Lung Function Increases
Improvements in lung function are dependent on overall lung health, but many people will experience better lung function (defined as forced expiratory volume in one second) and less bronchial sensitivity during the first few months of smoking cessation.

In fact, you might notice it's easier to climb stairs without becoming winded after just two weeks smoke-free.

Also, cilia start regrowing in your lungs, which helps to remove tobacco residue and environmental pollutants that are breathed in.  This will assist your body in fighting off colds and other respiratory infections more effectively.

Some new ex-smokers worry about a new cough that begins after smoking cessation.

It is often due to the presence of cilia in the lungs once again. That said, if you develop a cough that you're concerned about, schedule a visit with your health care professional for a check-up.

Lung Function Decline Slows or Stops
Researchers believe that smoking cessation stops the decline in lung function for most ex-smokers, including pathological and inflammatory changes that occur in the lungs due to tobacco smoke.

In cases of advanced emphysema, lung decline may not be halted following smoking cessation, but its progress will be slowed due to quitting.

Brain Rewiring is Underway
Within a month of quitting tobacco, receptors in the brain that have been sensitized to nicotine start to return to normal, helping you to break the cycle of nicotine addiction.

Skin Tone Improves
Some research has been done on how skin smoothness, coloring, brightness and elasticity is affected by smoking cessation. It appears that positive changes may occur within all parameters during the first three months of smoking cessation.

Physical Withdrawal from Nicotine is Subsiding

The worst of the physical symptoms of nicotine withdrawal begin to let go between two weeks and a month smoke-free. Following that, the focus shifts to learning how to decipher and reprogram the psychological urges to smoke that are associated with daily life.
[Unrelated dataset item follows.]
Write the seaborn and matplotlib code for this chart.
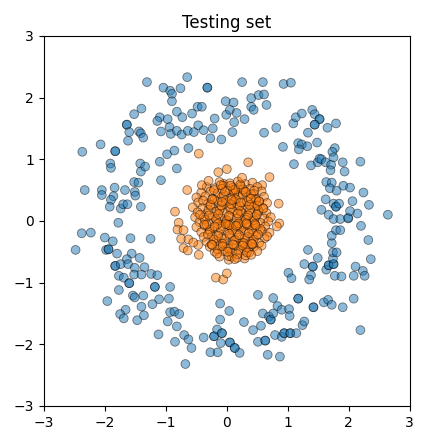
import matplotlib
matplotlib.use("Agg")
import matplotlib.pyplot as plt
import seaborn as sns
import pandas as pd

# Outer ring (class 0) points
blue_x = [-1.31,-0.65,-0.32,-0.32,0.25,0.59,0.93,1.05,-1.04,-0.93,-0.90,-0.76,-0.90,-0.02,0.11,0.40,0.52,0.61,0.65,
          -1.40,-1.52,-0.82,-0.73,-0.57,-0.48,-0.41,-0.20,-0.01,0.05,0.16,0.12,0.29,0.40,0.44,
          -1.64,-1.64,-1.60,-1.44,-1.41,-1.37,-1.62,-1.10,-1.14,-0.97,-1.08,-0.94,-0.92,-0.82,-0.74,-0.64,-0.54,-0.47,-0.38,-0.23,-0.27,-0.09,0.09,
          0.61,0.81,1.09,1.13,1.23,1.40,1.44,1.52,1.52,1.44,1.44,1.65,1.79,1.33,1.17,1.23,1.32,1.18,1.48,0.92,
          -2.37,-2.07,-1.83,-1.83,-1.91,-1.90,-1.42,-1.41,-1.34,-1.10,-0.98,-0.86,-0.63,-0.82,-1.08,
          1.10,1.38,1.49,1.52,1.55,1.62,1.71,1.77,1.73,1.75,1.90,2.19,1.70,1.93,
          -2.33,-2.05,-2.05,-1.84,-1.86,-1.90,-1.92,-1.74,-1.67,-1.70,-1.63,-1.52,-1.45,-1.51,-1.50,-1.41,-1.78,
          1.63,1.72,1.69,1.80,1.91,2.02,2.24,1.62,1.75,1.79,1.79,1.84,1.55,1.67,1.75,1.86,1.99,1.99,2.02,2.06,2.14,2.33,2.64,2.20,
          -2.38,-2.23,-2.48,-2.00,-1.87,-1.98,-1.94,-1.94,-1.80,-1.58,-1.56,-1.64,-1.43,-1.25,-1.83,-1.83,-1.74,-1.62,-1.51,-1.35,
          -1.77,-1.69,-1.60,-1.60,-1.52,-1.40,-1.24,-1.14,-1.18,-1.18,-0.93,-1.77,-1.54,-1.51,-1.37,-1.11,-0.95,-1.22,-1.96,
          -1.66,-1.75,-1.69,-1.47,-1.40,-1.36,-0.93,-0.86,-0.78,-0.97,-0.82,-1.12,-0.85,-0.70,-0.63,-0.58,-0.68,
          -0.38,-0.27,-0.21,-0.21,-0.16,-0.15,-0.10,-0.08,-0.08,0.05,0.05,0.13,0.13,0.21,-0.11,-0.11,0.04,
          0.28,0.43,0.56,0.51,0.63,0.63,0.67,0.87,0.51,0.59,0.69,0.72,0.72,0.76,0.76,0.83,0.90,1.02,1.03,
          0.79,0.90,0.94,0.94,1.04,1.04,1.14,1.24,1.27,1.17,1.17,1.42,1.42,2.19,1.59,1.66,1.72,1.90,2.08,
          1.01,1.06,1.33,1.27,1.41,1.41,1.49,1.38,1.35,1.63,1.67,1.67,1.75,1.75,1.74,1.74,1.80,1.72,1.72,1.79,1.86,
          1.77,1.88,2.08,2.11,2.23,2.26,2.32,2.36]
blue_y = [2.25,2.33,2.16,2.16,2.25,2.25,2.22,2.24,2.16,2.11,2.06,2.15,1.94,1.94,1.92,1.99,2.04,2.05,1.88,
          1.82,1.73,1.77,1.68,1.74,1.85,1.85,1.66,1.72,1.80,1.75,1.60,1.65,1.85,1.80,
          1.56,1.56,1.44,1.45,1.42,1.35,1.30,1.68,1.62,1.65,1.45,1.52,1.41,1.46,1.40,1.46,1.44,1.55,1.47,1.50,1.34,1.32,1.44,
          1.43,1.51,1.58,1.68,1.74,1.80,1.73,1.65,1.65,1.56,1.56,1.51,1.58,1.43,1.26,1.24,1.21,1.16,1.27,1.20,
          1.12,1.24,1.13,1.13,0.93,0.86,0.93,0.80,0.88,0.96,1.08,1.14,1.18,0.85,0.66,
          0.92,0.90,0.95,1.01,1.00,0.95,0.91,1.18,1.12,1.03,0.95,0.96,0.82,0.80,
          0.50,0.50,0.42,0.54,0.40,0.34,0.23,0.20,0.50,0.27,0.27,0.63,0.62,0.47,0.41,0.23,-0.03,
          0.63,0.62,0.53,0.49,0.57,0.54,0.46,0.35,0.28,0.23,0.23,0.28,0.18,0.10,0.03,0.03,0.04,0.05,0.16,0.32,0.12,0.26,0.10,-0.08,
          -0.20,-0.19,-0.47,-0.27,-0.33,-0.47,-0.46,-0.46,-0.53,-0.28,-0.53,-0.62,-0.60,-0.29,-0.73,-0.73,-0.70,-0.70,-0.76,-0.75,
          -0.89,-0.92,-1.01,-1.01,-0.87,-0.87,-0.86,-0.88,-1.07,-1.07,-1.07,-1.12,-1.21,-1.24,-1.21,-1.27,-1.26,-1.35,-1.30,
          -1.44,-1.51,-1.58,-1.61,-1.39,-1.53,-1.48,-1.47,-1.51,-1.63,-1.71,-1.84,-1.96,-1.85,-1.92,-2.06,-2.32,
          -1.89,-2.13,-1.87,-1.87,-1.76,-2.13,-1.98,-1.82,-1.82,-1.97,-1.97,-2.06,-2.06,-2.14,-1.60,-1.34,-1.46,
          -1.64,-1.77,-1.70,-1.96,-1.94,-1.94,-2.17,-2.20,-1.20,-1.50,-1.55,-1.60,-1.60,-1.50,-1.25,-1.38,-1.44,-1.43,-1.54,
          -1.85,-1.88,-1.82,-1.82,-1.82,-1.82,-1.82,-1.69,-1.63,-1.26,-1.26,-1.40,-1.40,-1.77,-1.32,-1.28,-1.36,-1.40,-1.26,
          -0.84,-0.93,-0.47,-0.70,-0.74,-0.74,-0.60,-0.88,-0.95,-0.79,-0.72,-0.72,-0.70,-0.70,-0.61,-0.51,-0.51,-0.36,-0.24,-0.15,-0.15,
          -0.89,-0.90,-0.89,-0.74,-0.81,-0.89,-0.31,-0.62]

# Inner disc (class 1) points
orange_x = [-0.46,-0.14,0.00,0.35,0.70,0.58,0.85,0.86,0.82,-0.85,-0.65,-0.79,-0.81,-0.71,-0.75,-0.63,-0.71,-0.64,-0.47,-0.46,
            -0.18,-0.06,0.00,0.29,0.03,0.08,-0.05,
            -0.12,0.05,0.18,0.30,0.42,
            -0.33,-0.20,-0.06,0.10,0.23,0.38,0.50,
            -0.42,-0.27,-0.15,0.01,0.13,0.29,0.44,0.57,
            -0.50,-0.35,-0.23,-0.08,0.07,0.19,0.34,0.47,0.61,
            -0.47,-0.31,-0.16,-0.02,0.12,0.27,0.40,0.53,0.66,
            -0.56,-0.40,-0.26,-0.11,0.04,0.17,0.32,0.45,0.59,
            -0.48,-0.33,-0.19,-0.04,0.11,0.24,0.38,0.51,0.65,
            -0.52,-0.38,-0.23,-0.09,0.05,0.20,0.33,0.47,0.61,0.72,
            -0.45,-0.30,-0.16,-0.01,0.14,0.27,0.42,0.55,0.68,
            -0.50,-0.36,-0.21,-0.07,0.08,0.22,0.36,0.49,0.63,
            -0.42,-0.28,-0.13,0.01,0.16,0.30,0.44,0.58,0.70,
            -0.38,-0.24,-0.09,0.05,0.20,0.34,0.48,0.62,
            -0.33,-0.18,-0.04,0.11,0.25,0.39,0.53,
            -0.28,-0.13,0.02,0.16,0.30,0.44,0.57,
            -0.20,-0.06,0.09,0.23,0.37,0.50,
            -0.12,0.03,0.17,0.31,
            -0.05,0.12,0.26,0.40,-0.20,-0.02,0.15,0.33,0.48,-0.30,-0.12,0.06,0.22,0.38,0.52,
            -0.36,-0.18,0.00,0.16,0.31,0.45,-0.28,-0.10,0.09,0.24,0.41,0.55,-0.22,-0.04,0.13,0.29,0.44,
            -0.15,0.03,0.19,0.35,-0.08,0.10,0.27,0.02,0.18,
            -0.27,-0.09,0.07,0.21,0.37,0.50,-0.33,-0.15,0.04,0.19,0.33,0.46,-0.25,-0.07,0.12,0.28,0.42,
            -0.21,-0.03,0.14,0.31,0.45,-0.39,-0.24,-0.08,0.08,0.23,0.39,0.53,-0.44,-0.29,-0.14,0.03,0.18,0.35,0.49,
            -0.37,-0.20,-0.02,0.15,0.32,0.47,-0.31,-0.14,0.04,0.20,0.36,0.51,-0.24,-0.07,0.10,0.26,0.41,
            -0.16,0.01,0.17,0.33,-0.10,0.06,0.22,0.13,-0.41,0.60,0.66,-0.55,0.25,-0.30,0.40]
orange_y = [1.09,0.79,0.84,0.95,0.71,0.58,0.28,-0.04,-0.09,0.15,0.50,-0.03,-0.14,-0.15,-0.29,-0.30,-0.44,-0.48,-0.39,-0.55,
            -0.92,-0.95,-0.85,-0.61,-0.63,-0.58,0.60,
            0.63,0.61,0.64,0.60,0.62,
            0.55,0.53,0.57,0.54,0.56,0.52,0.55,
            0.46,0.48,0.45,0.49,0.46,0.47,0.44,0.48,
            0.38,0.40,0.36,0.39,0.37,0.41,0.38,0.36,0.39,
            0.30,0.28,0.31,0.29,0.32,0.30,0.27,0.31,0.29,
            0.22,0.21,0.24,0.20,0.23,0.22,0.19,0.24,0.21,
            0.14,0.12,0.15,0.13,0.16,0.14,0.12,0.15,0.13,
            0.06,0.05,0.07,0.04,0.08,0.06,0.05,0.07,0.04,0.06,
            -0.02,-0.03,0.00,-0.01,-0.04,-0.02,0.00,-0.03,-0.01,
            -0.10,-0.08,-0.11,-0.09,-0.12,-0.10,-0.08,-0.11,-0.09,
            -0.18,-0.17,-0.20,-0.16,-0.19,-0.18,-0.21,-0.17,-0.19,
            -0.26,-0.25,-0.28,-0.24,-0.27,-0.26,-0.24,-0.28,
            -0.34,-0.33,-0.36,-0.32,-0.35,-0.34,-0.36,
            -0.42,-0.41,-0.44,-0.40,-0.43,-0.42,-0.40,
            -0.50,-0.49,-0.52,-0.48,-0.51,-0.49,
            -0.58,-0.57,-0.60,-0.56,
            0.42,0.44,0.41,0.43,0.34,0.33,0.35,0.32,0.34,0.18,0.17,0.19,0.16,0.18,0.17,
            0.02,0.03,0.01,0.04,0.02,0.01,-0.14,-0.13,-0.15,-0.12,-0.14,-0.13,-0.30,-0.29,-0.31,-0.28,-0.30,
            -0.46,-0.45,-0.47,-0.44,0.52,0.50,0.51,-0.06,-0.07,
            0.26,0.25,0.27,0.24,0.26,0.25,-0.06,-0.05,-0.07,-0.04,-0.06,-0.05,-0.38,-0.37,-0.39,-0.36,-0.38,
            0.50,0.48,0.51,0.47,0.49,0.33,0.35,0.31,0.34,0.30,0.36,0.32,0.10,0.09,0.11,0.08,0.12,0.09,0.10,
            -0.06,-0.09,-0.05,-0.08,-0.04,-0.07,-0.22,-0.24,-0.21,-0.23,-0.20,-0.22,-0.39,-0.41,-0.38,-0.40,-0.37,
            -0.53,-0.50,-0.54,-0.51,0.58,0.57,0.59,-0.62,0.58,0.20,-0.25,-0.35,0.70,0.65,-0.55]

df = pd.DataFrame({
    "x": blue_x + orange_x,
    "y": blue_y + orange_y,
    "cls": ["0"] * len(blue_x) + ["1"] * len(orange_x),
})

fig = plt.figure(figsize=(4.26, 4.37), dpi=100)
ax = fig.add_axes([0.103, 0.071, 0.859, 0.847])
sns.scatterplot(data=df, x="x", y="y", hue="cls", palette=["tab:blue", "tab:orange"],
                alpha=0.5, edgecolor="k", linewidth=0.6, s=40, legend=False, ax=ax)
ax.set_xlim(-3, 3)
ax.set_ylim(-3, 3)
ax.set_xticks([-3, -2, -1, 0, 1, 2, 3])
ax.set_yticks([-3, -2, -1, 0, 1, 2, 3])
ax.set_xlabel("")
ax.set_ylabel("")
ax.set_title("Testing set")
fig.savefig("out.png", dpi=100)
From getting up in the morning, to eating a meal, to dealing with a difficult event or celebrating a happy one, a surprising number of activities in our lives trigger psychological cues to smoke.

It is important to note that an urge to smoke originating in your mind can cause a physical reaction in your body, such as a tightening in the stomach or neck. It can be easy to misread these cues and think you are still in the midst of physical withdrawal long after nicotine has been cleared from the body.

Pay attention to the thoughts running through your mind when smoking urges surface. They will help you diagnose the cause (trigger) and from there you can choose an appropriate response.

For instance, if you are feeling stressed, take a breather and go outside for some fresh air. Or, if you're hungry, have a snack. As smokers, we learned to respond to just about everything with a cigarette. As ex-smokers, we must learn to respond in healthier (and more accurate) ways.

An Educated Quit is a Successful Quit

Education about what to expect when you stop smoking is a necessary part of a successful quit program. When you know what may be coming as you move through the process of recovery from nicotine addiction, you'll be better able to maneuver the bumps along the way without losing your balance.

Throw yourself into learning everything you can about nicotine addiction, and the process of quitting tobacco. The investment will yield benefits to your quality of life beyond what you can imagine.

Sources:

National Center for Biotechnology Information. Improved Patient Outcome with Smoking Cessation: When is it Too Late? Published May 11, 2011.

National Institute on Drug Abuse. Cigarettes and Other Tobacco Products. Updated May 2016.

National Institutes of Health. Changes in Skin Color after Smoking Cessation. March 30, 2012.

Smokefree.gov. Benefits of Quitting.